- [Exercise goal]
Copy exactly the lines from the one containing "Recreate this image" to the one containing "const boldRegion = 'Deutschland';", both lines included, and nothing else.

- [Records shown]
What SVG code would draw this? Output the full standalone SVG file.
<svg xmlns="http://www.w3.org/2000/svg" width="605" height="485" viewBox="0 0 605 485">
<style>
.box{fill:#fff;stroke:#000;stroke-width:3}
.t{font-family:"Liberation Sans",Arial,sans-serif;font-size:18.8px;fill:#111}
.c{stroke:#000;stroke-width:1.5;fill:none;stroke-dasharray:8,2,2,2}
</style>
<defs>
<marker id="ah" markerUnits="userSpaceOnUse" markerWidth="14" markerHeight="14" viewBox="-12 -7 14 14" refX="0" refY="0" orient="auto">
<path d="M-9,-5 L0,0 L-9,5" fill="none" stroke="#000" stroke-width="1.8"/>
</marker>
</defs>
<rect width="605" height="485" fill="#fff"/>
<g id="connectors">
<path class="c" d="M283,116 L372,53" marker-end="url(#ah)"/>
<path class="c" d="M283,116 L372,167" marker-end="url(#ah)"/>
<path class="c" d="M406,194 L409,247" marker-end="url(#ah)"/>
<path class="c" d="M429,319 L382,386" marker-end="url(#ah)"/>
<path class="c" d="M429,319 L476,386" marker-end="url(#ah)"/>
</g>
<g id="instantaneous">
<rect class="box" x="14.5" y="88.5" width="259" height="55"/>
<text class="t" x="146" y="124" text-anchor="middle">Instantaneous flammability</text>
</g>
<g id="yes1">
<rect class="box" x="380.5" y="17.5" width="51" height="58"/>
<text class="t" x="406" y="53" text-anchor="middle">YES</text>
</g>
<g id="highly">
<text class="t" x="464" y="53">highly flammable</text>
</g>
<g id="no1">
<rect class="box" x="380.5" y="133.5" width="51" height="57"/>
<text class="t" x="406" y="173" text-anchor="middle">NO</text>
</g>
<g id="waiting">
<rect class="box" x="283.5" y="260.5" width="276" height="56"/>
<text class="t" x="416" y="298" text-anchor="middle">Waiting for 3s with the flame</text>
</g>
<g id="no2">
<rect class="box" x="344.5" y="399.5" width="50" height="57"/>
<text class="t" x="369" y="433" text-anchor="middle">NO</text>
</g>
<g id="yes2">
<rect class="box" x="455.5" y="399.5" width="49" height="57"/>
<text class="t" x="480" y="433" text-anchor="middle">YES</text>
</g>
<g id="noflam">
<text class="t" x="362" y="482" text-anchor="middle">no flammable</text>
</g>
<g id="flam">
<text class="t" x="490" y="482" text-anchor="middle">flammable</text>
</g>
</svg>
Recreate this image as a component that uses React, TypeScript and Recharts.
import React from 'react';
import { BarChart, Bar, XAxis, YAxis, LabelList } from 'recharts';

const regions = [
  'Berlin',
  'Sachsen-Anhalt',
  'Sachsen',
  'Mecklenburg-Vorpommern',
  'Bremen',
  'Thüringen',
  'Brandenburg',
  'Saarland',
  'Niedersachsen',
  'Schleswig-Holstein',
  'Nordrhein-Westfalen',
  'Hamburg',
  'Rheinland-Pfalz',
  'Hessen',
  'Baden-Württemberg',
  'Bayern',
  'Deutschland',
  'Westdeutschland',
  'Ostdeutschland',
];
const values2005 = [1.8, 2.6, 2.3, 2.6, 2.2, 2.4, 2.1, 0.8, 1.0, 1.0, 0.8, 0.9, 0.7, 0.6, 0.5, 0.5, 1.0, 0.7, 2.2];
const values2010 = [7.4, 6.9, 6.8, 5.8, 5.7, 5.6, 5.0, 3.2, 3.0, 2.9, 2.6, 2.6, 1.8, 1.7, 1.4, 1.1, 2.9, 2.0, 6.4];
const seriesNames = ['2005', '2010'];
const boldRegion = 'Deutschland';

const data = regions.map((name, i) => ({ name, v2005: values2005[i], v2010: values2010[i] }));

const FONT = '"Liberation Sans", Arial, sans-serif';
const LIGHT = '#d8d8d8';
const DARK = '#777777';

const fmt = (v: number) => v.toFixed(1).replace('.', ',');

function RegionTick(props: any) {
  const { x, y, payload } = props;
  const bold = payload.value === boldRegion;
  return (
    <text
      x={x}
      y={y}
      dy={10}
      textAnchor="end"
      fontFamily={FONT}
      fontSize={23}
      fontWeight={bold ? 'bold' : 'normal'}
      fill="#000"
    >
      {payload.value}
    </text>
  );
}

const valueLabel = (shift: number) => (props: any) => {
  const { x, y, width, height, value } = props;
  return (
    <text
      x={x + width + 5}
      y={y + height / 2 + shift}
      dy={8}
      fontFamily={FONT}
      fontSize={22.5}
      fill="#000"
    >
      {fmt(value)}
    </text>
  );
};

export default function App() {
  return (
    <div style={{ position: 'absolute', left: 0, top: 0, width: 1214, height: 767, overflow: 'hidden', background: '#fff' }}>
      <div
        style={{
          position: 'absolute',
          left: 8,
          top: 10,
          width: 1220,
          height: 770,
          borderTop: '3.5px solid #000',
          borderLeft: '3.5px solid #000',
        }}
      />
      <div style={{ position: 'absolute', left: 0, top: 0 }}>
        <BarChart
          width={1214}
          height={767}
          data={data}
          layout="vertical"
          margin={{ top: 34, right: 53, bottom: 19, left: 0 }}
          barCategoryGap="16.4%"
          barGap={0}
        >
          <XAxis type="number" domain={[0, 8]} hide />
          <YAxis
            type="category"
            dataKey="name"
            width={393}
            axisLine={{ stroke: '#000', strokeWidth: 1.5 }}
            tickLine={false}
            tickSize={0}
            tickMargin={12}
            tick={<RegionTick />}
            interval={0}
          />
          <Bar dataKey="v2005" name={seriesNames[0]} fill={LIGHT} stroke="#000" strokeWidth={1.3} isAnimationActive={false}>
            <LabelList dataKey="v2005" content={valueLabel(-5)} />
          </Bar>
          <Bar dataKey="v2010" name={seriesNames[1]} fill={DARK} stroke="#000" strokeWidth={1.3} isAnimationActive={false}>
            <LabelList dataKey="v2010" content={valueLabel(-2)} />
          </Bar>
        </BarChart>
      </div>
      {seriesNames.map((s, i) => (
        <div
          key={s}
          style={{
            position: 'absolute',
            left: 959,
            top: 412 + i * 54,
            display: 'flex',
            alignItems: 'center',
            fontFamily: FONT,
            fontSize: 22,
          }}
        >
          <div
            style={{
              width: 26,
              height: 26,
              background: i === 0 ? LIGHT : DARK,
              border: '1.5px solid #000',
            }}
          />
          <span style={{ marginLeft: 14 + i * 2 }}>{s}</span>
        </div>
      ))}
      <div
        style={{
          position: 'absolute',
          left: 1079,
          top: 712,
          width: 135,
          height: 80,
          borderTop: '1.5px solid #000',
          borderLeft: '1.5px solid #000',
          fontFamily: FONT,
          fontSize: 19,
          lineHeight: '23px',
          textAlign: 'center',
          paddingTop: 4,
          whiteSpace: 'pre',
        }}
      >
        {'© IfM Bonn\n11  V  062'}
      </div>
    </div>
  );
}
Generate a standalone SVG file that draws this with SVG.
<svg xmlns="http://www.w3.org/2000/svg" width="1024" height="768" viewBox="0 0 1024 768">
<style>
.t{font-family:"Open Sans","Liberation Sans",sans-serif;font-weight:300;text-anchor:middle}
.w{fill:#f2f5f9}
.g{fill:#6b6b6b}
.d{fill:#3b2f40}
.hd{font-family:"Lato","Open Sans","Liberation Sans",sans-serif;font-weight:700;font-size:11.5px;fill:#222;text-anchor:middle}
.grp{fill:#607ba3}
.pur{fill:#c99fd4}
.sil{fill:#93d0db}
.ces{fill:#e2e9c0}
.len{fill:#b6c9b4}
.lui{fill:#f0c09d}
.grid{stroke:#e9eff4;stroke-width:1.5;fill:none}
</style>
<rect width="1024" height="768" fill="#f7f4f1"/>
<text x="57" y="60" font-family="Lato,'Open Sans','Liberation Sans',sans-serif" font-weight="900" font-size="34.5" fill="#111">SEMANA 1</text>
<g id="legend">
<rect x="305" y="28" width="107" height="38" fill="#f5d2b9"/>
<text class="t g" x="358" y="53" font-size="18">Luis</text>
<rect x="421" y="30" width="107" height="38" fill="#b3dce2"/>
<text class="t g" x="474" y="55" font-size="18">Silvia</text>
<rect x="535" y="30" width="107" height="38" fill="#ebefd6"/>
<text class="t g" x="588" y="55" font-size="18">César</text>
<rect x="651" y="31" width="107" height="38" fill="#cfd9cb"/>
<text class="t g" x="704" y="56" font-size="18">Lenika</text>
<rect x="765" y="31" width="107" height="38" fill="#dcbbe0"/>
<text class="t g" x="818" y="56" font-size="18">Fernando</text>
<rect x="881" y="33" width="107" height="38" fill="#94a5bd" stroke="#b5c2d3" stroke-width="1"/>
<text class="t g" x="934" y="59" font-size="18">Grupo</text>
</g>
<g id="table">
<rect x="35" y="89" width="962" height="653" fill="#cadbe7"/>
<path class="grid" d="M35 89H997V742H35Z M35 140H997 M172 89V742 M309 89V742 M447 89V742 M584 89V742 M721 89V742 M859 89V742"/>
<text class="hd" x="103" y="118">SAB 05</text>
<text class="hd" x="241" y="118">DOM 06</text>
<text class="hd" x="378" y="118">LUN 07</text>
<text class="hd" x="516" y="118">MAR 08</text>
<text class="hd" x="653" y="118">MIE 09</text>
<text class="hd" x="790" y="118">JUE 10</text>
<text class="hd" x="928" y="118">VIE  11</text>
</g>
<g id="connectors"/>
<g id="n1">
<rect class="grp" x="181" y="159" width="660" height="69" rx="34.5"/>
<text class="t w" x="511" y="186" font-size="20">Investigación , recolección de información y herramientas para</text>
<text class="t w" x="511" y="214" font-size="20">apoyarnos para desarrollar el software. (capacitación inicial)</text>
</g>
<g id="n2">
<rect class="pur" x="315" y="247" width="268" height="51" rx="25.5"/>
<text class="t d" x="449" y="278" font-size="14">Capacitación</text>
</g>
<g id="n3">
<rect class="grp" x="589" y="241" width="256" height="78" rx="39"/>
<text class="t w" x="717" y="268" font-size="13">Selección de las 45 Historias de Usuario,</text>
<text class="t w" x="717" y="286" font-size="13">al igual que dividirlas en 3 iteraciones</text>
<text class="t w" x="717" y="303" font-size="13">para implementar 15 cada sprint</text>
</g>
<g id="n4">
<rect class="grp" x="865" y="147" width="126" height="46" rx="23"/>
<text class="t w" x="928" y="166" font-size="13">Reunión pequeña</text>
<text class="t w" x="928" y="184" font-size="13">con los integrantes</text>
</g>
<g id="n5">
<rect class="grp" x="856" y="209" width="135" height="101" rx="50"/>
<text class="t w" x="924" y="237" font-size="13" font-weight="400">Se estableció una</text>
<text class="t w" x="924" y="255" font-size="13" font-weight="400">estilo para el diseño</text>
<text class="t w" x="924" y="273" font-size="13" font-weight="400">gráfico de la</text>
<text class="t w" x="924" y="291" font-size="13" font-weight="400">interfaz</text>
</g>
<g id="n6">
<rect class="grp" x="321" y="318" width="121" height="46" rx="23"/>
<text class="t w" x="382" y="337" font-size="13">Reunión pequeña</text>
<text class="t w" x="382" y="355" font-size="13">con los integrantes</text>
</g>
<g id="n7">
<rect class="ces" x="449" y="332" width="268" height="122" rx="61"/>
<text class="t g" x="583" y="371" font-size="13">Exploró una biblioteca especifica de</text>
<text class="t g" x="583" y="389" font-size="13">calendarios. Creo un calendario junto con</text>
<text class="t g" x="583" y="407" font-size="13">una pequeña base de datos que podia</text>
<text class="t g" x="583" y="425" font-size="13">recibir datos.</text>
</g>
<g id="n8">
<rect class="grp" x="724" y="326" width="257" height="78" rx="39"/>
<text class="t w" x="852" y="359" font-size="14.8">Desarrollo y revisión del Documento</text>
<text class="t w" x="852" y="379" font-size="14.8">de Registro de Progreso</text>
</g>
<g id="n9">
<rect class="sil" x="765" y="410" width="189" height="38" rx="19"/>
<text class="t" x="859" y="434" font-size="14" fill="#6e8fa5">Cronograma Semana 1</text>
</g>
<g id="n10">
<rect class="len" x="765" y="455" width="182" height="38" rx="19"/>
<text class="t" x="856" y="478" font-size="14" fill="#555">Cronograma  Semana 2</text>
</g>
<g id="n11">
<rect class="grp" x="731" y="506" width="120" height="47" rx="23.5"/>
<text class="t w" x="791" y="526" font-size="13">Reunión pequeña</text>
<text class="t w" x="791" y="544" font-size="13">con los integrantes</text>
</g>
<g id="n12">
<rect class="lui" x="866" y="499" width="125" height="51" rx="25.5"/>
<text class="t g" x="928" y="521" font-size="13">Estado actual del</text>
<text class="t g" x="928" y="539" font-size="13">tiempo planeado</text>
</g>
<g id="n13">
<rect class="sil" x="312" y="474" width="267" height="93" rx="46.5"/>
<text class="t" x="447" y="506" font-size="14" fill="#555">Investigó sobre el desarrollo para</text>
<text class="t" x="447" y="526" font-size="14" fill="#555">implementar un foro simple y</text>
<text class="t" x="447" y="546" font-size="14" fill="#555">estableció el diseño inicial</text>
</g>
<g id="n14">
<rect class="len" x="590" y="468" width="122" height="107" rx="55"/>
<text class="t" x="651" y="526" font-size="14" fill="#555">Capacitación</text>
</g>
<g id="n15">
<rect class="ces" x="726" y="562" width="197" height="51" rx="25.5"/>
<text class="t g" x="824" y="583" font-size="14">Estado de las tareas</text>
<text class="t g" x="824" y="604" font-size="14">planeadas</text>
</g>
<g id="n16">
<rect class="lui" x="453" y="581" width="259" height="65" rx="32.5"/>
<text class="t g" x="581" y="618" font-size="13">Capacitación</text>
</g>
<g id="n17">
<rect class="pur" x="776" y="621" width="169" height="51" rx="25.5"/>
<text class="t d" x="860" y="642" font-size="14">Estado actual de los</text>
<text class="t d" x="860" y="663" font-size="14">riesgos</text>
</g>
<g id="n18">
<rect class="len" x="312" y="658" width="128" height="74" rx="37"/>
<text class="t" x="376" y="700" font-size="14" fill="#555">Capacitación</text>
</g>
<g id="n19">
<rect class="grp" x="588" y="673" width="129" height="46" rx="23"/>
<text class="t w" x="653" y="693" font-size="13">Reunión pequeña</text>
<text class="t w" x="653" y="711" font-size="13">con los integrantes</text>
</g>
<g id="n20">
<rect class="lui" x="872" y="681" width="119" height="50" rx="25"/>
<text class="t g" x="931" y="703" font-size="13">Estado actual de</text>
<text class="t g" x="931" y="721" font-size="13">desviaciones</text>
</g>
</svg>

- [Solution]
Recreate this image as a component that uses React, TypeScript and Recharts.
import React from 'react';
import { BarChart, Bar, XAxis, YAxis, LabelList } from 'recharts';

const regions = [
  'Berlin',
  'Sachsen-Anhalt',
  'Sachsen',
  'Mecklenburg-Vorpommern',
  'Bremen',
  'Thüringen',
  'Brandenburg',
  'Saarland',
  'Niedersachsen',
  'Schleswig-Holstein',
  'Nordrhein-Westfalen',
  'Hamburg',
  'Rheinland-Pfalz',
  'Hessen',
  'Baden-Württemberg',
  'Bayern',
  'Deutschland',
  'Westdeutschland',
  'Ostdeutschland',
];
const values2005 = [1.8, 2.6, 2.3, 2.6, 2.2, 2.4, 2.1, 0.8, 1.0, 1.0, 0.8, 0.9, 0.7, 0.6, 0.5, 0.5, 1.0, 0.7, 2.2];
const values2010 = [7.4, 6.9, 6.8, 5.8, 5.7, 5.6, 5.0, 3.2, 3.0, 2.9, 2.6, 2.6, 1.8, 1.7, 1.4, 1.1, 2.9, 2.0, 6.4];
const seriesNames = ['2005', '2010'];
const boldRegion = 'Deutschland';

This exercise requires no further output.